Dort arbeiteten die Lübecker und Schönberger Schülerinnen und Schüler zum Thema „Deine Zukunft im Norden“. In Gruppen tauschten sie sich zu unterschiedlichen Fragen aus: Wie verbringst du deine Freizeit? Welche Mitbestimmungs- und -gestaltungsmöglichkeiten hast du an deiner Schule? Welche Ausbildungs- und Studienmöglichkeiten gibt es in deiner Stadt? Was schätzt du an deinem Bundesland? Wo und wie willst du in 10 Jahren leben? Inwiefern beeinflusst die Wiedervereinigung das Leben deiner Familie heute? Wie beurteilst du die politische Situation in deinem Bundesland? Welche Erwartungen hast du an die Europäische Union? Das sind nur einige Fragen, über die die Jugendlichen miteinander ins Gespräch kamen.

Ihre Antworten notierten die Gruppen auf Flipchartbögen, bevor sie zum nächsten Tisch und Thema wechselten und dort ihre Antworten ergänzten. Nachdem sie alle Stationen durchlaufen hatten, präsentierten die Jugendlichen die Ergebnisse.
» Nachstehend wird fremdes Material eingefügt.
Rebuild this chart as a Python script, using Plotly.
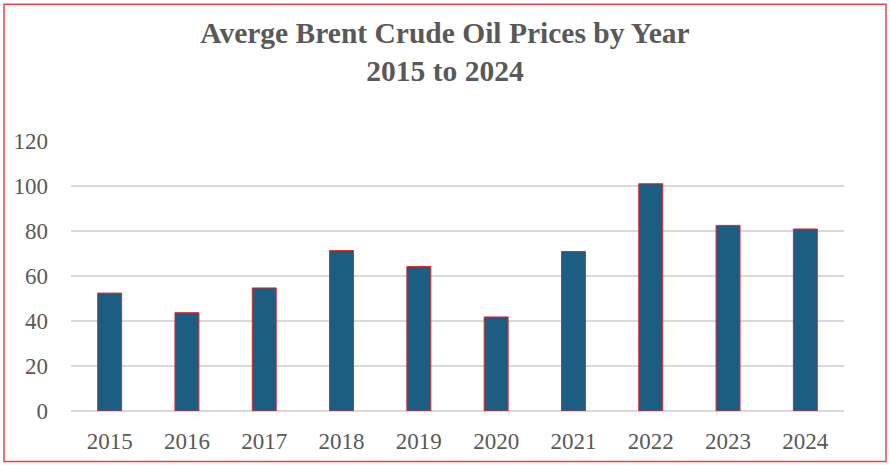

Verblüfft stellten sie fest, wie viele Gemeinsamkeiten diesseits- und jenseits der Landesgrenze bestehen. Die Jugendlichen beider Bundesländer schätzen die naturnahe Lage ihrer Städte, die Nähe zur Ostsee, das kooperative Klima an ihren Schulen, die viele Entfaltungsmöglichkeiten einräumen, z.B. in Arbeitsgemeinschaften, Schülerfirmen oder Hausaufgabenhilfe der älteren für jüngere Schüler. Was die technische Ausstattung angeht, steht das Ernst-Barlach-Gymnasium der TMS in nichts nach: Alle Klassenräume sind mit interaktiven Smartboards ausgestattet.

Ihre Zukunft sehen die Schülerinnen und Schüler im Norden. Auch wenn sie zum Studieren die Heimatstadt verlassen und viele von ihnen vorübergehend ins Ausland gehen wollen, einig waren sich die Schönberger und Lübecker Schüler darin, dass sie später dauerhaft im Norden leben wollen. Diese Antwort dürfte die Ministerpräsidenten der beiden Bundesländer freuen, denn sowohl Mecklenburg-Vorpommern als auch Schleswig-Holstein sind Flächenländer, die mit dem Strukturwandel und der Abwanderung junger Arbeitskräfte aus dem ländlichen Raum zu kämpfen haben, wie auch an wunderschönen historischen, aber leer stehenden Häusern im Zentrum Schönbergs zu erkennen ist.

Daneben formulierten die Jugendlichen aber auch Wünsche an die Politik: Ein leistungsfähigeres Internet steht bei den Schönberger Schülern ganz oben genauso wie ein Ausbau des öffentlichen Personennahverkehrs. Diesen Wunsch konnten die Lübecker gut nachvollziehen. Sie waren mit dem Zug angereist, der nur einmal in der Stunde die Hansestadt mit Schönberg verbindet. Ein Besuch der Klasse Ea im Museum „Grenzhus“ in Schlagsdorf war wegen fehlender Busverbindungen nicht möglich.

Die wichtigste Erkenntnis des Tages für alle Teilnehmer lautete: Mit Kategorien wie Wessi und Ossi können heutige Jugendliche nichts mehr anfangen. Die Schülerinnen und Schüler diesseits und jenseits der ehemaligen innerdeutschen Grenze teilen angesichts der hohen Zustimmung zu Positionen extremer Parteien die Sorge über eine politische Spaltung der Gesellschaft. Eine Angleichung der Lebensverhältnisse in Ost und West, aber auch innerhalb der EU sowie eine gegenseitige Anerkennung von Bildungsabschlüssen sind Wünsche, mit denen sie die Ministerpräsidenten am 9. November konfrontieren wollen.

Wir danken Frau Golla und ihren Schülerinnen und Schülern für den herzlichen Empfang und die gute Zusammenarbeit sowie der Staatskanzlei Mecklenburg-Vorpommern für die Übernahme der Fahrtkosten.